» **The request**: What is the number of lines in the data holding the word "this"? Give that number by itself.
START Rows
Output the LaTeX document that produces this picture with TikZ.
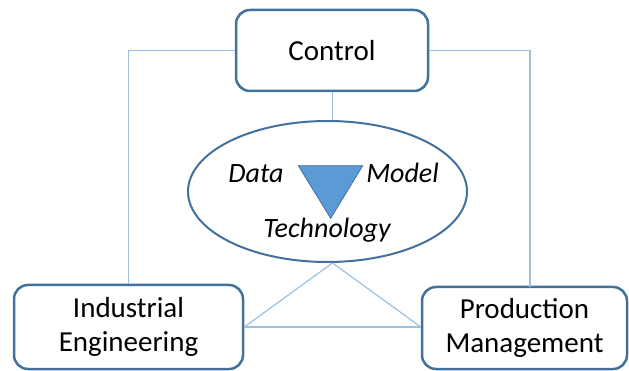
END Rows
START Rows
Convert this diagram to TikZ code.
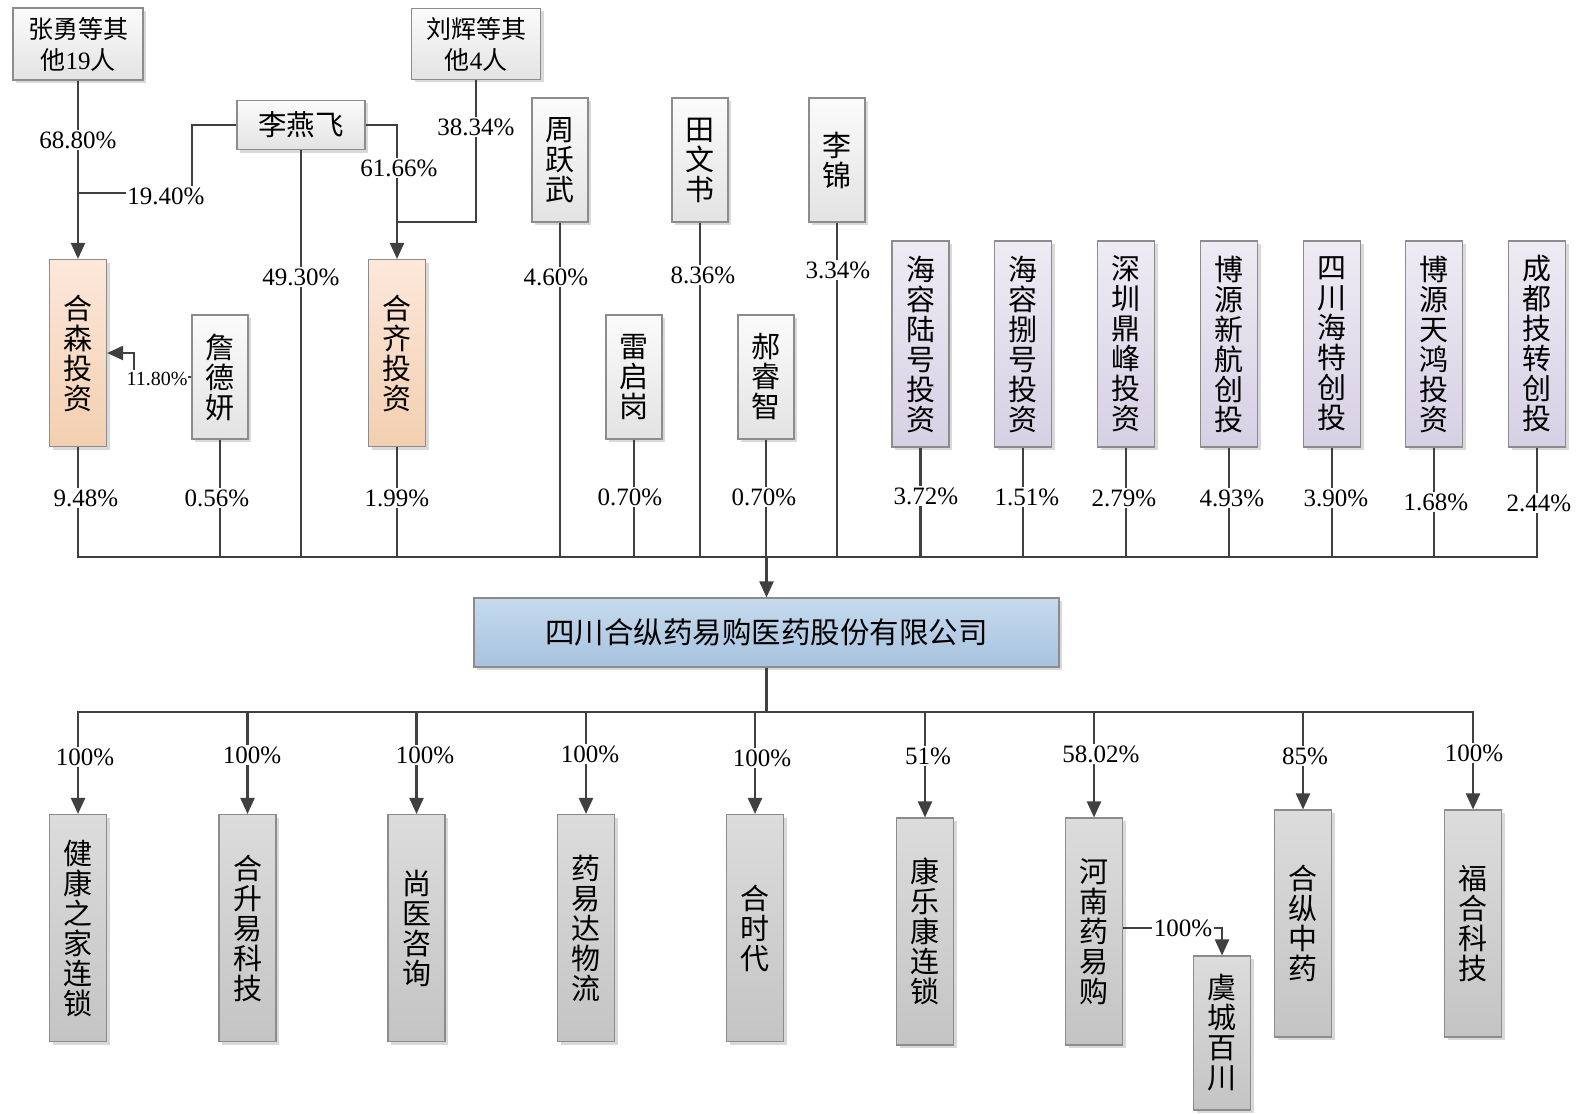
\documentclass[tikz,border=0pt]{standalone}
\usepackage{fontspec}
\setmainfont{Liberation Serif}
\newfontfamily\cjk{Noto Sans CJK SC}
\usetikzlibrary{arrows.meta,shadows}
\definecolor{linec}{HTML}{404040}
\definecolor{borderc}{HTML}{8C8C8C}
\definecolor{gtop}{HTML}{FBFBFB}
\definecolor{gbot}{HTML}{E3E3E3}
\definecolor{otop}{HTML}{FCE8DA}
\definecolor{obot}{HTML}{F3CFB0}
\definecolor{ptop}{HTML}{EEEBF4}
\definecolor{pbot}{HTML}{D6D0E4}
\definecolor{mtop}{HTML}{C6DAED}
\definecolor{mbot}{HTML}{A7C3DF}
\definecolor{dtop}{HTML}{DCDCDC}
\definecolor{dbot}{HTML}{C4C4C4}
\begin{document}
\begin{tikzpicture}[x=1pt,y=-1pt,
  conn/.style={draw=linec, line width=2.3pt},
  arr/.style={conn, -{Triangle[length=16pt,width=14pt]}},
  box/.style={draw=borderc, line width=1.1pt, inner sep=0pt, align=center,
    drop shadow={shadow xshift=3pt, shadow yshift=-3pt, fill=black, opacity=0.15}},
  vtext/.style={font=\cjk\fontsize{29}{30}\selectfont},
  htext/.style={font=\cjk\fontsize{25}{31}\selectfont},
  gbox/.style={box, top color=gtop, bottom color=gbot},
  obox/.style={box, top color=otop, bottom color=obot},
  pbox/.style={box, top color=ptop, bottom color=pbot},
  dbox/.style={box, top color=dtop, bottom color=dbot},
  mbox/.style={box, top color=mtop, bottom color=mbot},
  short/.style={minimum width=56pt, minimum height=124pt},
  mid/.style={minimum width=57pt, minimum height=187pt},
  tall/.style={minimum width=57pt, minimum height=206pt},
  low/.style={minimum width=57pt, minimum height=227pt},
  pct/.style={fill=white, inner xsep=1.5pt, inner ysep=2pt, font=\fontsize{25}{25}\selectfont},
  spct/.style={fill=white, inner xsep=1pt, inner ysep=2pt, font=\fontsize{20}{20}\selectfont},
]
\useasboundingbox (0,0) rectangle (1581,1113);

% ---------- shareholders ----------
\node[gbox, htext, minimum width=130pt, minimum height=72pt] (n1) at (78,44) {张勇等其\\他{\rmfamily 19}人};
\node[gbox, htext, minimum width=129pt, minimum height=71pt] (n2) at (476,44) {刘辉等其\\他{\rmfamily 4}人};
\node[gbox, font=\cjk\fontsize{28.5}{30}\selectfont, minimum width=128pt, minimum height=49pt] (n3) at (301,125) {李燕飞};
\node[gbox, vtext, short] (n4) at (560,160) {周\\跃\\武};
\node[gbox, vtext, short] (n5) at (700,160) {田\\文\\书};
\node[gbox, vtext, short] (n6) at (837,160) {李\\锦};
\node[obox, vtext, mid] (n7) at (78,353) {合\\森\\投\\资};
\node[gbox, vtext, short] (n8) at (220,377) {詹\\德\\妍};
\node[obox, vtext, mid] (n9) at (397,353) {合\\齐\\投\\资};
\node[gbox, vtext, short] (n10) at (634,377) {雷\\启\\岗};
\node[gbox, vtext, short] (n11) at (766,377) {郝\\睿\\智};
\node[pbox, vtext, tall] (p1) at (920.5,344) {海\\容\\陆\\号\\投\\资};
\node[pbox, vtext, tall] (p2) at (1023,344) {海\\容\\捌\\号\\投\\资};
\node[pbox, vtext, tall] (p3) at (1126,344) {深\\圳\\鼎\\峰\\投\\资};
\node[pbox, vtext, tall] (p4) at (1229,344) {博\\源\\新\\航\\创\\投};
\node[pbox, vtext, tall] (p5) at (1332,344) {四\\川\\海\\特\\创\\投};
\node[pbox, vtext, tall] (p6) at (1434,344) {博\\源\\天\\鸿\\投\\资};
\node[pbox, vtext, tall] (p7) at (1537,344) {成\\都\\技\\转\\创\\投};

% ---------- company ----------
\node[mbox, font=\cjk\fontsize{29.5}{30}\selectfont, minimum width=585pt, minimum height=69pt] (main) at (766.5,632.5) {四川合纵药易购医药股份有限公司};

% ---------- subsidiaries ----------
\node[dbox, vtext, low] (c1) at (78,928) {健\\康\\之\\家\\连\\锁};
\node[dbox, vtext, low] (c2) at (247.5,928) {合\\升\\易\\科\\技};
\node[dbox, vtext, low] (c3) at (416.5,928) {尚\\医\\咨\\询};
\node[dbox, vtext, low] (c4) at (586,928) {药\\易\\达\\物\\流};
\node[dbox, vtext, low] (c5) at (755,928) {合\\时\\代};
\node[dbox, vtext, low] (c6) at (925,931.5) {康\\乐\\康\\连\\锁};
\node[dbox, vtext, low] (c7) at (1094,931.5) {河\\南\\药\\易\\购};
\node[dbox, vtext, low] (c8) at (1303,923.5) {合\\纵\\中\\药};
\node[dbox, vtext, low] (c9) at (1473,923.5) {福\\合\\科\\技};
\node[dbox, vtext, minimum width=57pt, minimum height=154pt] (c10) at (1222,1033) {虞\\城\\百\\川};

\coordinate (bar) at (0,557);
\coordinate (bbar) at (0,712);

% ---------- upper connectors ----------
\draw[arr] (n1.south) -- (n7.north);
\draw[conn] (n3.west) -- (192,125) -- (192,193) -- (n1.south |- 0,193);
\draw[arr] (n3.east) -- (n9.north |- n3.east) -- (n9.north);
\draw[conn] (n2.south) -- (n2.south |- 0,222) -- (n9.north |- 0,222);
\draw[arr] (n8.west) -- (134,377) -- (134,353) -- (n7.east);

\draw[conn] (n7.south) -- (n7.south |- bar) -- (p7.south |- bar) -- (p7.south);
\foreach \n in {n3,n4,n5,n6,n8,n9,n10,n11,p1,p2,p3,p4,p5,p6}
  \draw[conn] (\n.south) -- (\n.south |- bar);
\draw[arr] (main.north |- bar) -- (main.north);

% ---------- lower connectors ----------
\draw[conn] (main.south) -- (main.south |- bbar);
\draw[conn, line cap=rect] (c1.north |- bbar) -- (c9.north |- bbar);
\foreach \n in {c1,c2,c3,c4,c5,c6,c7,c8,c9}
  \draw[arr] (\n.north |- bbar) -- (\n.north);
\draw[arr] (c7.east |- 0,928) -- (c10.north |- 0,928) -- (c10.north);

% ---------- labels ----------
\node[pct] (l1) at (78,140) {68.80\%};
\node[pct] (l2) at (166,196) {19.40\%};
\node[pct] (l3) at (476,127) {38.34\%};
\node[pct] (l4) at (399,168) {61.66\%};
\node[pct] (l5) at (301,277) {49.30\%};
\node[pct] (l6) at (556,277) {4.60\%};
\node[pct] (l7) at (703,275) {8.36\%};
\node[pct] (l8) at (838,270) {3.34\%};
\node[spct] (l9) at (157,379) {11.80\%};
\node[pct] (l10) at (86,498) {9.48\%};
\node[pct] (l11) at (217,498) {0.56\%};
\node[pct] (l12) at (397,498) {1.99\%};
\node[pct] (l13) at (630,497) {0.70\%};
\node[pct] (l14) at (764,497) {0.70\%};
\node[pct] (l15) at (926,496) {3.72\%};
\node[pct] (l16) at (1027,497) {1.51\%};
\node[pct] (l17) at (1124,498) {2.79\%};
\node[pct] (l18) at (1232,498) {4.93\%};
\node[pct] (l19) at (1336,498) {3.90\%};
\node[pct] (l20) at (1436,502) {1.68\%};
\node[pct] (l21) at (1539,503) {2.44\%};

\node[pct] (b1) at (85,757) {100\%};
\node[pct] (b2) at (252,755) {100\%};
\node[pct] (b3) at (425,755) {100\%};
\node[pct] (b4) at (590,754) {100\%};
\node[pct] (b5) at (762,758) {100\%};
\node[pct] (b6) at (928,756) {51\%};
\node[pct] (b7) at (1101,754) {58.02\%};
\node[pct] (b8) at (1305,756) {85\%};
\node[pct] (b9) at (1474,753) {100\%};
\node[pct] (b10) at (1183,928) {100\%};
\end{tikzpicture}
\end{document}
END Rows
» **Solution**: 2